## DATA SEGMENT
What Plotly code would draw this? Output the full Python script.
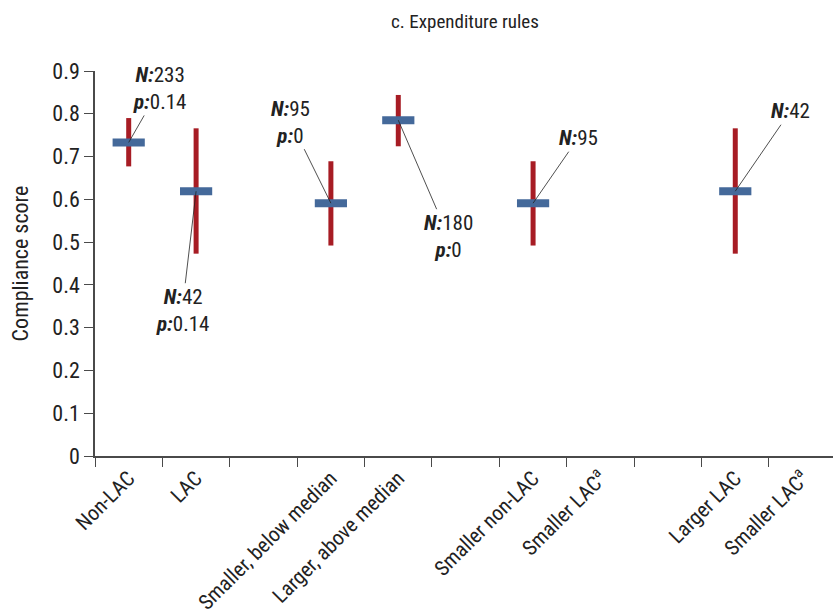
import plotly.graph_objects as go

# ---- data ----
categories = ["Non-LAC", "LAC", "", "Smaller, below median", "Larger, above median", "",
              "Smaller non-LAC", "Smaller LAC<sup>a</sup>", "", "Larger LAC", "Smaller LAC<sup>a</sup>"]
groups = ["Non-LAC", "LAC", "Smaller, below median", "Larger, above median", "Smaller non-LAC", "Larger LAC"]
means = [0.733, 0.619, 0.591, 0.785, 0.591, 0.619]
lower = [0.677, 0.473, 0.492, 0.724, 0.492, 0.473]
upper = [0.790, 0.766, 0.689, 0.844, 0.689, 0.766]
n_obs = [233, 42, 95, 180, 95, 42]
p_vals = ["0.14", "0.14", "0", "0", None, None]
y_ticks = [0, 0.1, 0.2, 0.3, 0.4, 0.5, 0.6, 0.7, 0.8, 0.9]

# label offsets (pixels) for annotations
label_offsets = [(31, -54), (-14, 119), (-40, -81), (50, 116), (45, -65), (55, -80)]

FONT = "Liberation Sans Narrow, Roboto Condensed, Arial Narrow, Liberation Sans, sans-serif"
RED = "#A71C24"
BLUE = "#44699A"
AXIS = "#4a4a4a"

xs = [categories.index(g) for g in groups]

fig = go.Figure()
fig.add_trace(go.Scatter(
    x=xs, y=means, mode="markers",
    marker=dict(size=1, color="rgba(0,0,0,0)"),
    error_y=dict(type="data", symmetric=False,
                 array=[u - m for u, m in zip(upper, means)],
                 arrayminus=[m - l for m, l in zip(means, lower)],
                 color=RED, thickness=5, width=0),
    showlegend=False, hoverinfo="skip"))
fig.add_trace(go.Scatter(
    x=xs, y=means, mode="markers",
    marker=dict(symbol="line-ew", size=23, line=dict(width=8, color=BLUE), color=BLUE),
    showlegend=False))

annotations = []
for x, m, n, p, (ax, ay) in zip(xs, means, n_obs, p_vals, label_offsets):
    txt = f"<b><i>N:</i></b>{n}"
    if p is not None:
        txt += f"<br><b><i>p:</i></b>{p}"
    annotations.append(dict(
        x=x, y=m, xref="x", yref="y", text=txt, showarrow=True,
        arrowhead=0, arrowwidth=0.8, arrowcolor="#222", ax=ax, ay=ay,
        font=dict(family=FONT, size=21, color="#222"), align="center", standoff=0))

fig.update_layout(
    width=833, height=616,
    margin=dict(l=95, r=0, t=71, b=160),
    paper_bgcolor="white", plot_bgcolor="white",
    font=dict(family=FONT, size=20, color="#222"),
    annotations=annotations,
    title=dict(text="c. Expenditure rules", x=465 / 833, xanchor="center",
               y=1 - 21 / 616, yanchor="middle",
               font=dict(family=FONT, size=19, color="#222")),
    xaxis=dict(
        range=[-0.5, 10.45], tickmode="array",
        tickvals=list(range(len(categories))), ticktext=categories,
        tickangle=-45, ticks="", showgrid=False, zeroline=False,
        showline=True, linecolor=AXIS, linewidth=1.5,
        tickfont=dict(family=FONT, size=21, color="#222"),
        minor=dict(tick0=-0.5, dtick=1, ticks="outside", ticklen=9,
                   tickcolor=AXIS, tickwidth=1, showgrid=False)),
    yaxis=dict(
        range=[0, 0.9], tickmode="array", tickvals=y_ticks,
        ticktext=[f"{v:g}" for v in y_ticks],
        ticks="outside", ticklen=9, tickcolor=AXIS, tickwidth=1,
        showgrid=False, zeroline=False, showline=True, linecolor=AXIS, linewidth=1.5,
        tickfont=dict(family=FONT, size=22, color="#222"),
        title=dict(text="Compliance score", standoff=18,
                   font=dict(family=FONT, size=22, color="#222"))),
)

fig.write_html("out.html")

## EXERCISE REQUIREMENTS
From the first line above down to the line with "-65), (55, -80)]", reproduce every line and no others, omitting pictures.

## FINISHED TASK
What Plotly code would draw this? Output the full Python script.
import plotly.graph_objects as go

# ---- data ----
categories = ["Non-LAC", "LAC", "", "Smaller, below median", "Larger, above median", "",
              "Smaller non-LAC", "Smaller LAC<sup>a</sup>", "", "Larger LAC", "Smaller LAC<sup>a</sup>"]
groups = ["Non-LAC", "LAC", "Smaller, below median", "Larger, above median", "Smaller non-LAC", "Larger LAC"]
means = [0.733, 0.619, 0.591, 0.785, 0.591, 0.619]
lower = [0.677, 0.473, 0.492, 0.724, 0.492, 0.473]
upper = [0.790, 0.766, 0.689, 0.844, 0.689, 0.766]
n_obs = [233, 42, 95, 180, 95, 42]
p_vals = ["0.14", "0.14", "0", "0", None, None]
y_ticks = [0, 0.1, 0.2, 0.3, 0.4, 0.5, 0.6, 0.7, 0.8, 0.9]

# label offsets (pixels) for annotations
label_offsets = [(31, -54), (-14, 119), (-40, -81), (50, 116), (45, -65), (55, -80)]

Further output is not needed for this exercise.